Sodium is an element that presents a paradox: it is both a violently reactive metal and a common, stable component of substances found throughout nature and in the human diet. This contradiction often confuses people who encounter it in different contexts, such as a chemistry demonstration versus a nutritional label. The key to understanding this dual nature lies in the element’s atomic structure and its drive to achieve chemical stability. By examining how sodium behaves in its pure form compared to when it bonds with other elements, the difference between an unstable atom and a stable ion becomes clear.
The Octet Rule and Chemical Stability
Atoms are driven by a universal tendency to achieve the lowest possible energy state, which corresponds to the highest chemical stability. This stable state is defined by the “octet rule,” which suggests atoms are most stable when their outermost electron shell, known as the valence shell, contains eight electrons. Elements like the noble gases naturally possess this complete outer shell, explaining why they are chemically inert and rarely react.
Atoms lacking eight electrons in their valence shell readily engage in chemical reactions to gain, lose, or share electrons to reach this preferred configuration. This push to complete the outer shell is the fundamental force that dictates an element’s reactivity. The number of electrons an atom possesses in its valence shell determines its chemical personality and how it seeks to bond.

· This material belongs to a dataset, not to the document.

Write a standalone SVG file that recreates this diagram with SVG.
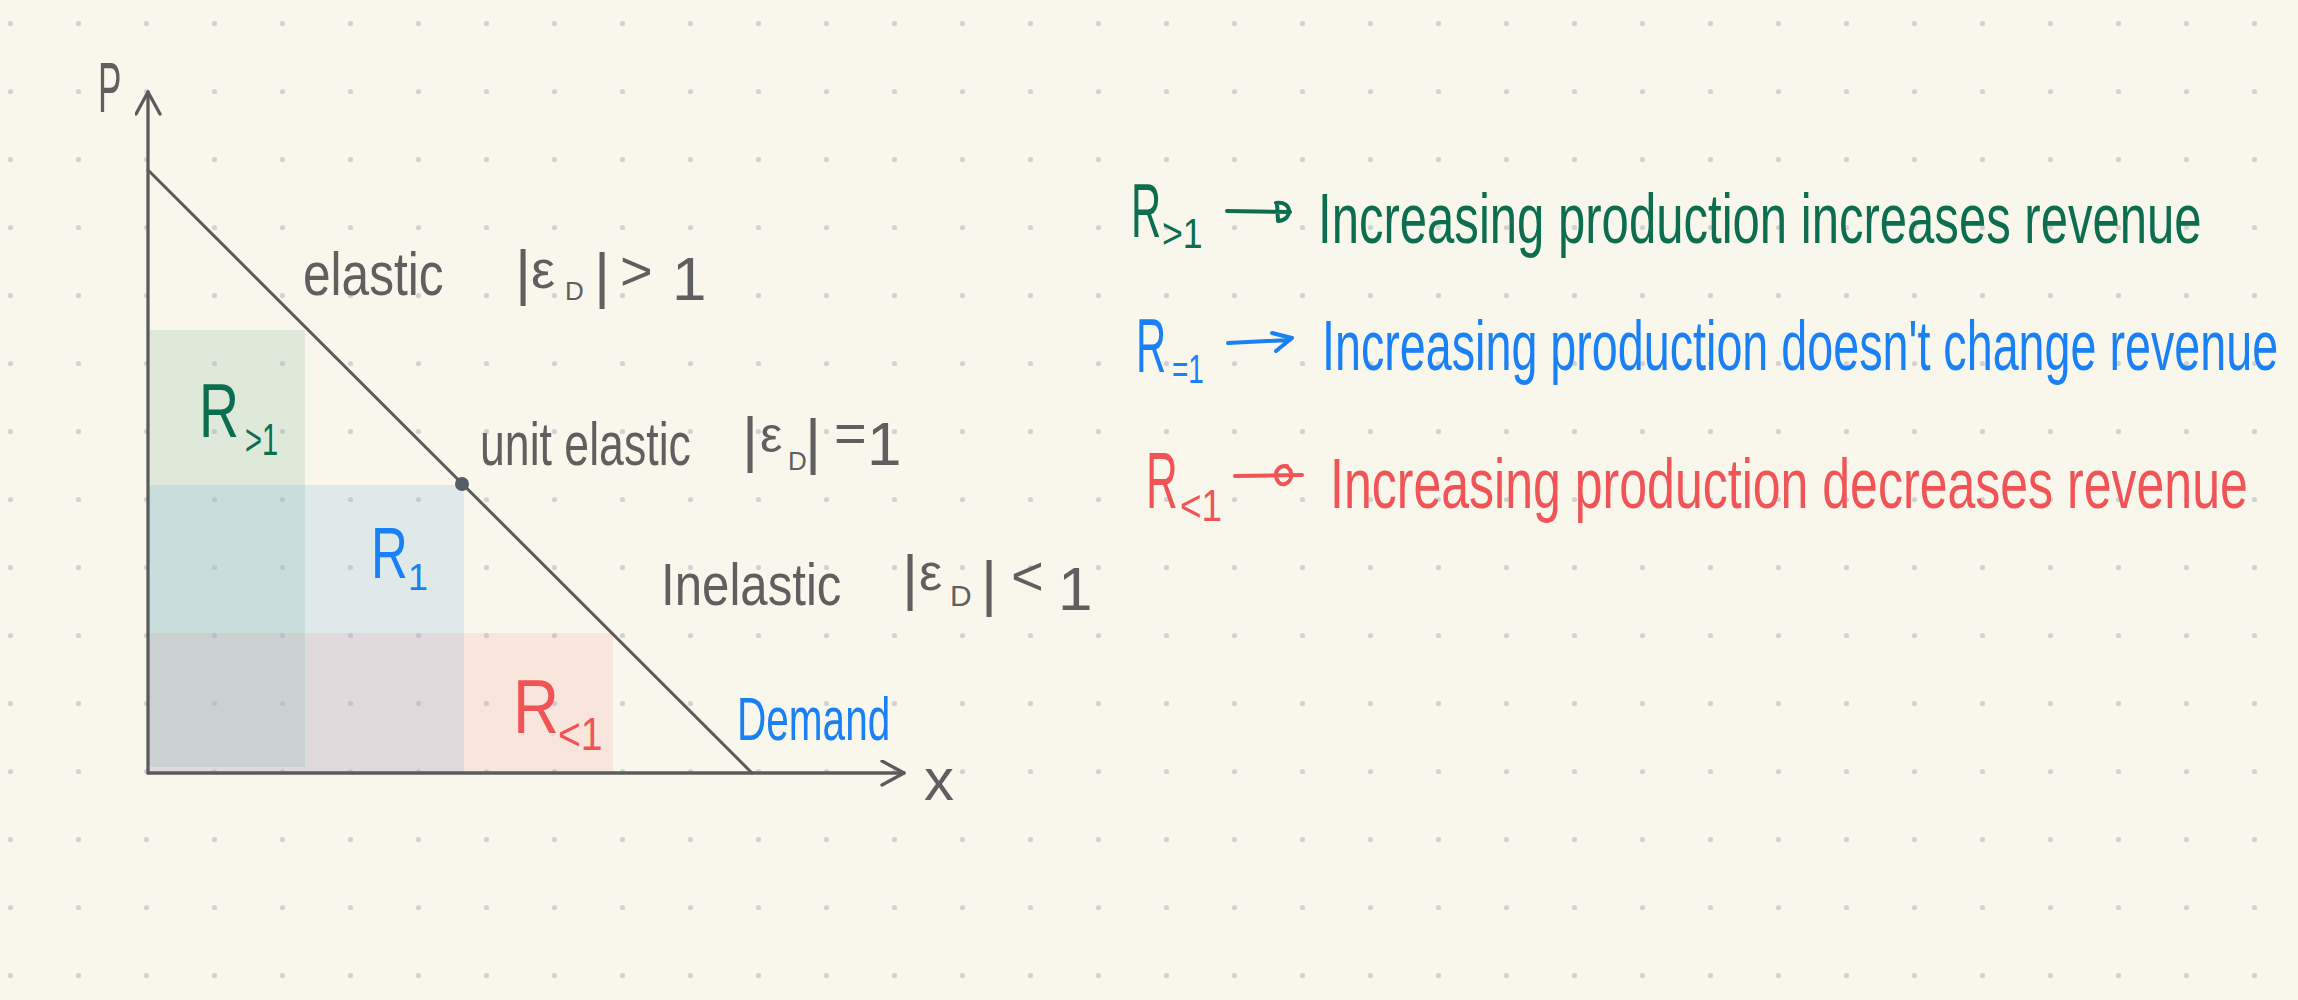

The Highly Reactive Nature of Elemental Sodium
Elemental sodium (\(\text{Na}\)) is a soft, silvery-white metal that is extremely unstable in its pure form. Its instability stems directly from its electron configuration, as a neutral sodium atom possesses only one electron in its outermost shell. This single electron is held loosely, making it favorable for the sodium atom to shed it entirely.
By losing this lone valence electron, the sodium atom achieves the stable, full-shell configuration of the noble gas neon. This process requires little energy input, which is why elemental sodium is eager to react with almost anything it encounters. The metal’s highly exothermic reaction with water is a textbook example of this instability in action.
When sodium metal is dropped into water, it instantly gives up its single electron to the water molecules. This immediate electron transfer generates a large amount of energy, manifesting as heat and often causing the surrounding hydrogen gas to ignite or explode. The sodium atom transforms from an unstable, neutral metal into a stable, positively charged sodium ion (\(\text{Na}^+\)).
Stability Achieved in Sodium Compounds
The stable form of sodium is the ion (\(\text{Na}^+\)), which is only found when bonded within a compound, not the neutral metal (\(\text{Na}\)). When sodium reacts, it loses its single valence electron, resulting in a positively charged ion. This \(\text{Na}^+\) ion has achieved the desired noble gas configuration and is now chemically stable.
This transition from unstable atom to stable ion is illustrated in the formation of sodium chloride. The sodium atom readily transfers its electron to a chlorine atom, which only needs one electron to complete its own octet. The resulting positive sodium ion (\(\text{Na}^+\)) and negative chloride ion (\(\text{Cl}^-\)) are held together by a strong electrostatic attraction known as an ionic bond.
The sodium ion remains stable in this bonded state, whether locked in the crystalline structure of solid table salt or dissolved in water. When sodium chloride dissolves, the stable \(\text{Na}^+\) ions separate and become surrounded by water molecules. This is why consuming stable sodium compounds, such as in food, is harmless, while handling the pure, elemental sodium metal requires extreme caution.